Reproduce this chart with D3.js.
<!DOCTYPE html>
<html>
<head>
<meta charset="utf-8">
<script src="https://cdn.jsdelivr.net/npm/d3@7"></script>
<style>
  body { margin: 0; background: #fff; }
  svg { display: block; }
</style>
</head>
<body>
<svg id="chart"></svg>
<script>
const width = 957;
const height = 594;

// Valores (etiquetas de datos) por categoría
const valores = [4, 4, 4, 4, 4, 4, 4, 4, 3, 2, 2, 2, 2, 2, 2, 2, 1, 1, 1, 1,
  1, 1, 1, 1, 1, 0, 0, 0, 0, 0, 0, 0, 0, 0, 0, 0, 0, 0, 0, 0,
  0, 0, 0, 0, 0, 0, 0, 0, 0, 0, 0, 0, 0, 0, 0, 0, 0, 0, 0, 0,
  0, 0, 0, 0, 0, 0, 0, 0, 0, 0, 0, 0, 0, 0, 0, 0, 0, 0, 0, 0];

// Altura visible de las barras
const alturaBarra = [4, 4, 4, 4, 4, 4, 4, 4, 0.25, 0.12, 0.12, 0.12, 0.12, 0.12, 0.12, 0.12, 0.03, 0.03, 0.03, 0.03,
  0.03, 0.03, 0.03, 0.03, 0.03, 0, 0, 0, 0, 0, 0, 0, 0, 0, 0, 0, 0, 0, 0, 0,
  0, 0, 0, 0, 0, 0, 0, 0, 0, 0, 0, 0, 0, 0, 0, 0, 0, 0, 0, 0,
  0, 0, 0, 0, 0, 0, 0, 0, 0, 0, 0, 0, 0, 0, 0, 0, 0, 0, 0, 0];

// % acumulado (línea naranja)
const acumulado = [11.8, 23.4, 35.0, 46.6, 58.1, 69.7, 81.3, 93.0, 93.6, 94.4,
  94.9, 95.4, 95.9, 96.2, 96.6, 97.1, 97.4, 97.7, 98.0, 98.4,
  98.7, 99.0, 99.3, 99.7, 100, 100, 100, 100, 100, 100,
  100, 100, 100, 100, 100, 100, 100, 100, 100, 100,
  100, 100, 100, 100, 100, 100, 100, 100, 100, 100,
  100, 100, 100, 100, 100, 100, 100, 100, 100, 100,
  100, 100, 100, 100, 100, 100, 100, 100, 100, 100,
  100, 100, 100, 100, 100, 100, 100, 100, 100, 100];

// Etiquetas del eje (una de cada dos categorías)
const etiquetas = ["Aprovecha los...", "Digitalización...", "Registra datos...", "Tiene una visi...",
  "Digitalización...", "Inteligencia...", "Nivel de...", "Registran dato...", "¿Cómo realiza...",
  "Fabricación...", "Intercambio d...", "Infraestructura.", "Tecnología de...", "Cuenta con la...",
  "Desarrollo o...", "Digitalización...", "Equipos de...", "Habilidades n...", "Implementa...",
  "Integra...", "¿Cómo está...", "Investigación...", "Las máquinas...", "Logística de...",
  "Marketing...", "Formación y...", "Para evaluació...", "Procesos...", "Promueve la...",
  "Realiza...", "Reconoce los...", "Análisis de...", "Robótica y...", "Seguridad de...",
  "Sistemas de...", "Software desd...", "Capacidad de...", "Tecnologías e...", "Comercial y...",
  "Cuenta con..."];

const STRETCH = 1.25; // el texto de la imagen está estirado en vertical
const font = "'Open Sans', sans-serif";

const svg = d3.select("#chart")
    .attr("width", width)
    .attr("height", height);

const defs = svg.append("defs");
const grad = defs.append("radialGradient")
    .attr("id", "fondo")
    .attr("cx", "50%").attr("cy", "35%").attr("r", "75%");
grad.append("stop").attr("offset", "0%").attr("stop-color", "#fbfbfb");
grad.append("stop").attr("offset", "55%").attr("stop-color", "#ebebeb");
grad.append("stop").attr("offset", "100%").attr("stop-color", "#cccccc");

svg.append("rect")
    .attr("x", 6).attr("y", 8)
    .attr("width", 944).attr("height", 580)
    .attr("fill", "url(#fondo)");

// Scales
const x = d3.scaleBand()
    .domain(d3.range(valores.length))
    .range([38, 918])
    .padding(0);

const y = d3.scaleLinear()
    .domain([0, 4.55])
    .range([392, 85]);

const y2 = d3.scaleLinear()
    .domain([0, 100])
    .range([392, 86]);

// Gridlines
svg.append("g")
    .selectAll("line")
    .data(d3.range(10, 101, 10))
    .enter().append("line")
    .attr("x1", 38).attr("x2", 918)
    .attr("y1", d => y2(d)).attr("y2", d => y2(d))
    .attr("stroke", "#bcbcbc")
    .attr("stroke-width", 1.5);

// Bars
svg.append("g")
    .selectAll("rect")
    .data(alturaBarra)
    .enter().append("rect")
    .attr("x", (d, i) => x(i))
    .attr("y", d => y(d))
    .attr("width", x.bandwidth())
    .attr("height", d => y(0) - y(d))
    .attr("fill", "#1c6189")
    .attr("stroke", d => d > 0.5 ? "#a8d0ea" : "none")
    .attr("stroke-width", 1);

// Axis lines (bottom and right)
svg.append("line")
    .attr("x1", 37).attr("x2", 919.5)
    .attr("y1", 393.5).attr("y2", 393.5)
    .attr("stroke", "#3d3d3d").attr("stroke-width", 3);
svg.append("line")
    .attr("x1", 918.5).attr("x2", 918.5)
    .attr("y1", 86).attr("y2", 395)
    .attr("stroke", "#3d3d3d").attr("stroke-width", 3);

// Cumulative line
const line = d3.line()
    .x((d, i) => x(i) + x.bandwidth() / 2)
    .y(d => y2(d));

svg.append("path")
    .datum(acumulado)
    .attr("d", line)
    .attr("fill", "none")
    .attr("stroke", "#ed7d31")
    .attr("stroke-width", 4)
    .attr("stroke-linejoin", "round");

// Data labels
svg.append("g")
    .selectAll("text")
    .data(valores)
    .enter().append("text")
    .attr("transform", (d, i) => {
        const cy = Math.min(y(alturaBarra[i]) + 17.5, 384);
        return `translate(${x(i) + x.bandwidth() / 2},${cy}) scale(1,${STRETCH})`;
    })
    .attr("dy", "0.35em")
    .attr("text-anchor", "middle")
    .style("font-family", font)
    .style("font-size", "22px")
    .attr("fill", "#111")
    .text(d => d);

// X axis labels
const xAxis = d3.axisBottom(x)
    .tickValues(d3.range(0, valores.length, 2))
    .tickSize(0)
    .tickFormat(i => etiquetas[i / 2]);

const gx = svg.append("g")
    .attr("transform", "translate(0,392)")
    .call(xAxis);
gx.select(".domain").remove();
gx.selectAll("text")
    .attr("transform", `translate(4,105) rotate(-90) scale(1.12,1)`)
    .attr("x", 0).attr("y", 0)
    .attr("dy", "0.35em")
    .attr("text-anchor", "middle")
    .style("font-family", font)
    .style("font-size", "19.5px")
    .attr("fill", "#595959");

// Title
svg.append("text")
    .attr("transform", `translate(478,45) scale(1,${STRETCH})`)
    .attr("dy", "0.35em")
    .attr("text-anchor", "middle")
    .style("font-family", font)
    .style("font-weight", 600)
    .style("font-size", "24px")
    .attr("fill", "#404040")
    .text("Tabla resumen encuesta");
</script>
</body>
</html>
----------
## Aim
All the data must be duplicated exactly, with nothing added or removed.

## Result of this task
Reproduce this chart with D3.js.
<!DOCTYPE html>
<html>
<head>
<meta charset="utf-8">
<script src="https://cdn.jsdelivr.net/npm/d3@7"></script>
<style>
  body { margin: 0; background: #fff; }
  svg { display: block; }
</style>
</head>
<body>
<svg id="chart"></svg>
<script>
const width = 957;
const height = 594;

// Valores (etiquetas de datos) por categoría
const valores = [4, 4, 4, 4, 4, 4, 4, 4, 3, 2, 2, 2, 2, 2, 2, 2, 1, 1, 1, 1,
  1, 1, 1, 1, 1, 0, 0, 0, 0, 0, 0, 0, 0, 0, 0, 0, 0, 0, 0, 0,
  0, 0, 0, 0, 0, 0, 0, 0, 0, 0, 0, 0, 0, 0, 0, 0, 0, 0, 0, 0,
  0, 0, 0, 0, 0, 0, 0, 0, 0, 0, 0, 0, 0, 0, 0, 0, 0, 0, 0, 0];

// Altura visible de las barras
const alturaBarra = [4, 4, 4, 4, 4, 4, 4, 4, 0.25, 0.12, 0.12, 0.12, 0.12, 0.12, 0.12, 0.12, 0.03, 0.03, 0.03, 0.03,
  0.03, 0.03, 0.03, 0.03, 0.03, 0, 0, 0, 0, 0, 0, 0, 0, 0, 0, 0, 0, 0, 0, 0,
  0, 0, 0, 0, 0, 0, 0, 0, 0, 0, 0, 0, 0, 0, 0, 0, 0, 0, 0, 0,
  0, 0, 0, 0, 0, 0, 0, 0, 0, 0, 0, 0, 0, 0, 0, 0, 0, 0, 0, 0];

// % acumulado (línea naranja)
const acumulado = [11.8, 23.4, 35.0, 46.6, 58.1, 69.7, 81.3, 93.0, 93.6, 94.4,
  94.9, 95.4, 95.9, 96.2, 96.6, 97.1, 97.4, 97.7, 98.0, 98.4,
  98.7, 99.0, 99.3, 99.7, 100, 100, 100, 100, 100, 100,
  100, 100, 100, 100, 100, 100, 100, 100, 100, 100,
  100, 100, 100, 100, 100, 100, 100, 100, 100, 100,
  100, 100, 100, 100, 100, 100, 100, 100, 100, 100,
  100, 100, 100, 100, 100, 100, 100, 100, 100, 100,
  100, 100, 100, 100, 100, 100, 100, 100, 100, 100];

// Etiquetas del eje (una de cada dos categorías)
const etiquetas = ["Aprovecha los...", "Digitalización...", "Registra datos...", "Tiene una visi...",
  "Digitalización...", "Inteligencia...", "Nivel de...", "Registran dato...", "¿Cómo realiza...",
  "Fabricación...", "Intercambio d...", "Infraestructura.", "Tecnología de...", "Cuenta con la...",
  "Desarrollo o...", "Digitalización...", "Equipos de...", "Habilidades n...", "Implementa...",
  "Integra...", "¿Cómo está...", "Investigación...", "Las máquinas...", "Logística de...",
  "Marketing...", "Formación y...", "Para evaluació...", "Procesos...", "Promueve la...",
  "Realiza...", "Reconoce los...", "Análisis de...", "Robótica y...", "Seguridad de...",
  "Sistemas de...", "Software desd...", "Capacidad de...", "Tecnologías e...", "Comercial y...",
  "Cuenta con..."];

const STRETCH = 1.25; // el texto de la imagen está estirado en vertical
const font = "'Open Sans', sans-serif";

const svg = d3.select("#chart")
    .attr("width", width)
    .attr("height", height);

const defs = svg.append("defs");
const grad = defs.append("radialGradient")
    .attr("id", "fondo")
    .attr("cx", "50%").attr("cy", "35%").attr("r", "75%");
grad.append("stop").attr("offset", "0%").attr("stop-color", "#fbfbfb");
grad.append("stop").attr("offset", "55%").attr("stop-color", "#ebebeb");
grad.append("stop").attr("offset", "100%").attr("stop-color", "#cccccc");

svg.append("rect")
    .attr("x", 6).attr("y", 8)
    .attr("width", 944).attr("height", 580)
    .attr("fill", "url(#fondo)");

// Scales
const x = d3.scaleBand()
    .domain(d3.range(valores.length))
    .range([38, 918])
    .padding(0);

const y = d3.scaleLinear()
    .domain([0, 4.55])
    .range([392, 85]);

const y2 = d3.scaleLinear()
    .domain([0, 100])
    .range([392, 86]);

// Gridlines
svg.append("g")
    .selectAll("line")
    .data(d3.range(10, 101, 10))
    .enter().append("line")
    .attr("x1", 38).attr("x2", 918)
    .attr("y1", d => y2(d)).attr("y2", d => y2(d))
    .attr("stroke", "#bcbcbc")
    .attr("stroke-width", 1.5);

// Bars
svg.append("g")
    .selectAll("rect")
    .data(alturaBarra)
    .enter().append("rect")
    .attr("x", (d, i) => x(i))
    .attr("y", d => y(d))
    .attr("width", x.bandwidth())
    .attr("height", d => y(0) - y(d))
    .attr("fill", "#1c6189")
    .attr("stroke", d => d > 0.5 ? "#a8d0ea" : "none")
    .attr("stroke-width", 1);

// Axis lines (bottom and right)
svg.append("line")
    .attr("x1", 37).attr("x2", 919.5)
    .attr("y1", 393.5).attr("y2", 393.5)
    .attr("stroke", "#3d3d3d").attr("stroke-width", 3);
svg.append("line")
    .attr("x1", 918.5).attr("x2", 918.5)
    .attr("y1", 86).attr("y2", 395)
    .attr("stroke", "#3d3d3d").attr("stroke-width", 3);

// Cumulative line
const line = d3.line()
    .x((d, i) => x(i) + x.bandwidth() / 2)
    .y(d => y2(d));

svg.append("path")
    .datum(acumulado)
    .attr("d", line)
    .attr("fill", "none")
    .attr("stroke", "#ed7d31")
    .attr("stroke-width", 4)
    .attr("stroke-linejoin", "round");

// Data labels
svg.append("g")
    .selectAll("text")
    .data(valores)
    .enter().append("text")
    .attr("transform", (d, i) => {
        const cy = Math.min(y(alturaBarra[i]) + 17.5, 384);
        return `translate(${x(i) + x.bandwidth() / 2},${cy}) scale(1,${STRETCH})`;
    })
    .attr("dy", "0.35em")
    .attr("text-anchor", "middle")
    .style("font-family", font)
    .style("font-size", "22px")
    .attr("fill", "#111")
    .text(d => d);

// X axis labels
const xAxis = d3.axisBottom(x)
    .tickValues(d3.range(0, valores.length, 2))
    .tickSize(0)
    .tickFormat(i => etiquetas[i / 2]);

const gx = svg.append("g")
    .attr("transform", "translate(0,392)")
    .call(xAxis);
gx.select(".domain").remove();
gx.selectAll("text")
    .attr("transform", `translate(4,105) rotate(-90) scale(1.12,1)`)
    .attr("x", 0).attr("y", 0)
    .attr("dy", "0.35em")
    .attr("text-anchor", "middle")
    .style("font-family", font)
    .style("font-size", "19.5px")
    .attr("fill", "#595959");

// Title
svg.append("text")
    .attr("transform", `translate(478,45) scale(1,${STRETCH})`)
    .attr("dy", "0.35em")
    .attr("text-anchor", "middle")
    .style("font-family", font)
    .style("font-weight", 600)
    .style("font-size", "24px")
    .attr("fill", "#404040")
    .text("Tabla resumen encuesta");
</script>
</body>
</html>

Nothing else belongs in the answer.